Thursday, June 28, 2007
Two days outside the Tate
Spent just two days in London and there was a certain sweet decadence to it, a certain freedom.
Visits to other cities are always touched with a sense of the dutiful and the utilitarian. But the fact that I'd been to London several times before freed me. I was there for a thingie at the Tate Modern and they'd put us up in a hotel close by. I never really left the environs - just sat around by the river, walked around the exhibits, just let the time go by and the light slide on.
There was just one afternoon when we had to go to lunch at the Italian embassy. I took my friend Ruchir along and he duly photographed the food, giving me a holiday from my normally self embarrassing behaviour. I should add that this was completely his own craziness, not mine imposed on him. Husseyn, one of the artists from Istanbul, who owns some very fly shoes, and various flamboyant T-shirts and loves to drink as much as Ruchir, got along famously with him, although he kept calling him Richie. From now on my mental image of Ruchir will always inclulde a bow tie.

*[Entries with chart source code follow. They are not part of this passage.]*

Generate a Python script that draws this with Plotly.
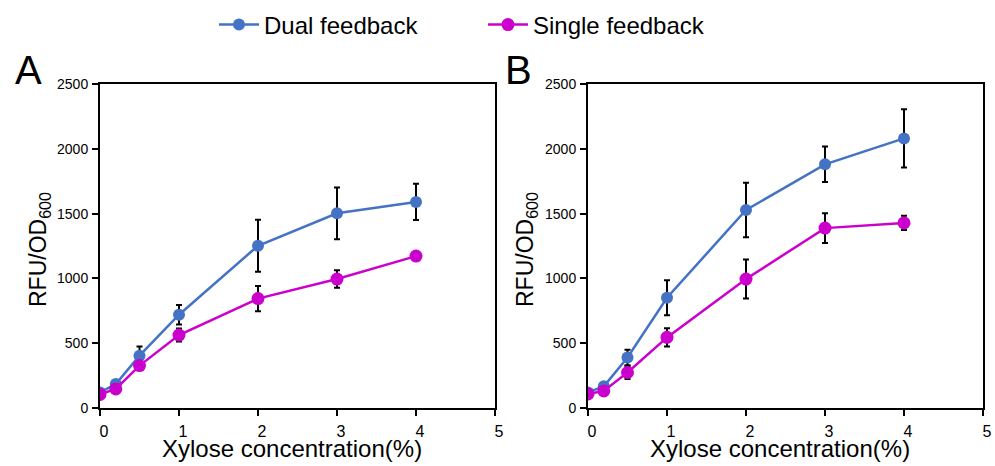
import plotly.graph_objects as go

x_vals = [0, 0.2, 0.5, 1, 2, 3, 4]

# Panel A
dual_a = [120, 185, 404, 720, 1252, 1502, 1590]
dual_a_err = [15, 20, 70, 75, 200, 200, 140]
single_a = [105, 147, 327, 563, 844, 995, 1172]
single_a_err = [10, 12, 20, 50, 97, 68, 15]

# Panel B
dual_b = [120, 167, 390, 851, 1528, 1880, 2080]
dual_b_err = [15, 20, 60, 135, 210, 137, 225]
single_b = [108, 132, 274, 545, 995, 1388, 1428]
single_b_err = [10, 15, 50, 70, 150, 115, 55]

x_ticks = [0, 1, 2, 3, 4, 5]
y_ticks = [0, 500, 1000, 1500, 2000, 2500]

BLUE = "#4472C4"
MAGENTA = "#CC00CC"
FONT = "Liberation Sans, Arial, sans-serif"

W, H = 995, 466

fig = go.Figure()

def add_panel(xa, ya, dual, dual_err, single, single_err, showlegend):
    fig.add_trace(go.Scatter(
        x=x_vals, y=dual, mode="lines+markers", name="Dual feedback",
        line=dict(color=BLUE, width=2.5), marker=dict(color=BLUE, size=12),
        error_y=dict(type="data", array=dual_err, visible=True, color="black",
                     thickness=2, width=3),
        xaxis=xa, yaxis=ya, showlegend=showlegend))
    fig.add_trace(go.Scatter(
        x=x_vals, y=single, mode="lines+markers", name="Single feedback",
        line=dict(color=MAGENTA, width=2.5), marker=dict(color=MAGENTA, size=13),
        error_y=dict(type="data", array=single_err, visible=True, color="black",
                     thickness=2, width=3),
        xaxis=xa, yaxis=ya, showlegend=showlegend))

add_panel("x", "y", dual_a, dual_a_err, single_a, single_a_err, True)
add_panel("x2", "y2", dual_b, dual_b_err, single_b, single_b_err, False)

def xaxis(domain, anchor):
    return dict(domain=domain, anchor=anchor, range=[0, 5], tickvals=x_ticks,
                ticks="outside", ticklen=6, tickwidth=2, tickcolor="black",
                showline=True, linewidth=2, linecolor="black", mirror=True,
                showgrid=False, zeroline=False,
                tickfont=dict(family=FONT, size=16, color="black"),
                ticklabelstandoff=2, ticklabelshift=4)

def yaxis(domain, anchor):
    return dict(domain=domain, anchor=anchor, range=[0, 2500], tickvals=y_ticks,
                ticks="outside", ticklen=6, tickwidth=2, tickcolor="black",
                showline=True, linewidth=2, linecolor="black", mirror=True,
                showgrid=False, zeroline=False,
                tickfont=dict(family=FONT, size=14, color="black"),
                ticklabelstandoff=1)

ydom = [1 - 408 / H, 1 - 84 / H]
fig.update_layout(
    width=W, height=H,
    margin=dict(l=0, r=0, t=0, b=0, autoexpand=False),
    paper_bgcolor="white", plot_bgcolor="white",
    font=dict(family=FONT, color="black"),
    xaxis=xaxis([100 / W, 495 / W], "y"),
    yaxis=yaxis(ydom, "x"),
    xaxis2=xaxis([588 / W, 983 / W], "y2"),
    yaxis2=yaxis(ydom, "x2"),
    legend=dict(orientation="h", x=214 / W, xanchor="left", y=1 - 25 / H, yanchor="middle",
                font=dict(family=FONT, size=24, color="black"),
                bgcolor="rgba(0,0,0,0)", itemwidth=40, entrywidth=214, tracegroupgap=0),
    showlegend=True,
)

annotations = []
for cx, letter in [(28, "A"), (518, "B")]:
    annotations.append(dict(text=letter, x=cx / W, y=1 - 70 / H, xref="paper", yref="paper",
                            showarrow=False, font=dict(family=FONT, size=40, color="black"),
                            xanchor="center", yanchor="middle"))
for cx in [292, 780]:
    annotations.append(dict(text="Xylose concentration(%)", x=cx / W, y=1 - 448 / H,
                            xref="paper", yref="paper", showarrow=False,
                            font=dict(family=FONT, size=24, color="black"),
                            xanchor="center", yanchor="middle"))
for cx in [40, 527]:
    annotations.append(dict(text="RFU/OD<sub>600</sub>", x=cx / W, y=1 - 250 / H,
                            xref="paper", yref="paper", showarrow=False, textangle=-90,
                            font=dict(family=FONT, size=23, color="black"),
                            xanchor="center", yanchor="middle"))
fig.update_layout(annotations=annotations)

fig.write_html("out.html")
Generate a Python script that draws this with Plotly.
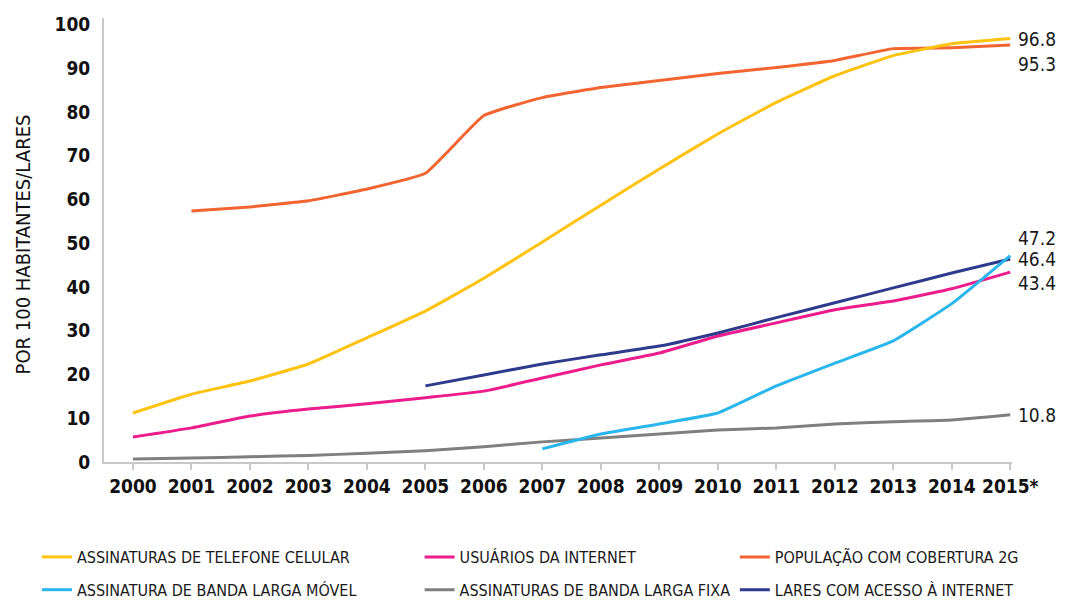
import plotly.graph_objects as go

years = list(range(2000, 2016))
tick_text = [str(y) for y in range(2000, 2015)] + ["2015*"]

cell_subs = [11.2, 15.5, 18.5, 22.4, 28.4, 34.5, 42.0, 50.3, 58.7, 67.0, 75.0, 82.2, 88.3, 92.9, 95.6, 96.8]
internet_users = [5.7, 7.8, 10.5, 12.1, 13.3, 14.7, 16.2, 19.2, 22.2, 24.9, 28.8, 31.8, 34.8, 36.8, 39.6, 43.4]
cover_2g = [None, 57.4, 58.3, 59.7, 62.4, 66.0, 79.2, 83.3, 85.6, 87.2, 88.8, 90.2, 91.8, 94.5, 94.7, 95.3]
mobile_bb = [None, None, None, None, None, None, None, 3.0, 6.4, 8.7, 11.2, 17.4, 22.6, 27.7, 36.2, 47.2]
fixed_bb = [0.7, 0.9, 1.2, 1.5, 2.0, 2.6, 3.5, 4.6, 5.5, 6.4, 7.3, 7.8, 8.7, 9.2, 9.6, 10.8]
households = [None, None, None, None, None, 17.4, 19.9, 22.4, 24.5, 26.5, 29.5, 33.0, 36.4, 39.8, 43.2, 46.4]

series = [
    ("ASSINATURAS DE TELEFONE CELULAR", cell_subs, "#FFC20E", "legend"),
    ("ASSINATURA DE BANDA LARGA MÓVEL", mobile_bb, "#29B6EC", "legend"),
    ("USUÁRIOS DA INTERNET", internet_users, "#EC1C8C", "legend2"),
    ("ASSINATURAS DE BANDA LARGA FIXA", fixed_bb, "#7F7F7F", "legend2"),
    ("POPULAÇÃO COM COBERTURA 2G", cover_2g, "#F26531", "legend3"),
    ("LARES COM ACESSO À INTERNET", households, "#2E3A8C", "legend3"),
]

NARROW = "DejaVu Sans Condensed, Liberation Sans Narrow, Arial Narrow, sans-serif"

fig = go.Figure()
# draw the 2G line before the cell line so yellow sits on top at the end
draw_order = [4, 2, 3, 5, 1, 0]
for i in draw_order:
    name, vals, color, leg = series[i]
    fig.add_trace(go.Scatter(
        x=years, y=vals, name=name, mode="lines",
        line=dict(color=color, width=3, shape="spline", smoothing=0.35),
        legend=leg, legendrank=i, legendgroup=f"g{i}",
    ))

# end-of-line value labels
end_labels = [
    (cell_subs[-1], 0),
    (cover_2g[-1], -19),
    (mobile_bb[-1], 18),
    (households[-1], 0),
    (internet_users[-1], -11),
    (fixed_bb[-1], 0),
]
for val, shift in end_labels:
    fig.add_annotation(
        x=2015, y=val, xref="x", yref="y", text=f"{val:.1f}",
        xanchor="left", yanchor="middle", xshift=6, yshift=shift,
        showarrow=False, font=dict(family=NARROW, size=19, color="#1a1a1a"),
    )

# vertical axis caption
fig.add_annotation(
    x=-0.0892, y=0.49, xref="paper", yref="paper", text="POR 100 HABITANTES/LARES",
    textangle=-90, showarrow=False, xanchor="center", yanchor="middle",
    font=dict(family=NARROW, size=20, color="#111111"),
)

legend_common = dict(
    orientation="v", yref="container", xref="container", yanchor="top", y=0.1015,
    xanchor="left",
    font=dict(family=NARROW, size=16, color="#1a1a1a"),
    bgcolor="rgba(0,0,0,0)", tracegroupgap=9, itemwidth=30,
)
fig.update_layout(
    width=1065, height=601,
    margin=dict(l=104, r=53, t=18, b=139, autoexpand=False),
    paper_bgcolor="white", plot_bgcolor="white",
    legend=dict(x=0.0347, **legend_common),
    legend2=dict(x=0.394, **legend_common),
    legend3=dict(x=0.690, **legend_common),
    xaxis=dict(
        range=[1999.505, 2015.03], tickmode="array", tickvals=years, ticktext=tick_text,
        tickangle=0,
        showgrid=False, zeroline=False, showline=True, linecolor="#c8c8c8", linewidth=2,
        ticks="outside", ticklen=6, tickcolor="#c8c8c8", tickwidth=2,
        tickfont=dict(family=NARROW, size=19, color="#111111", weight="bold"),
    ),
    yaxis=dict(
        range=[0, 101.5], tickmode="array", tickvals=list(range(0, 101, 10)),
        showgrid=False, zeroline=False, showline=True, linecolor="#c8c8c8", linewidth=2,
        ticks="", ticklabelstandoff=8,
        tickfont=dict(family=NARROW, size=19, color="#111111", weight="bold"),
    ),
)

fig.write_html("out.html")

Later I went to see the Serpentine gallery with Husseyn and his wife Camilla and one more artist from Istanbul, Ousman. The art there was just ok, but I like the idea of a gallery in the middle of a public park. Imagine something like that in Azad Maidan. But no, we just get the darn cows.
It was perfect weather, so we came out of the gallery and sat around in the cool grass with the medium warm sun enveloping us. And indulged in a cab ride back. I don't know that I've ever taken a taxi in London!
On the last day I sat in a cafe with Ruchir and did a full day's adde baazi. We drank beer, ate pizza and olives and salad and finally a gigantic ice cream sundae. We gossipped and made faltu jokes and talked about books, friends, love, life and human failings (Ruchir's of course, I don't got any). Was a lovely day, with something of the agenda free innocence of our 20s, whiled away without anxiety, until it was time to take the flight home.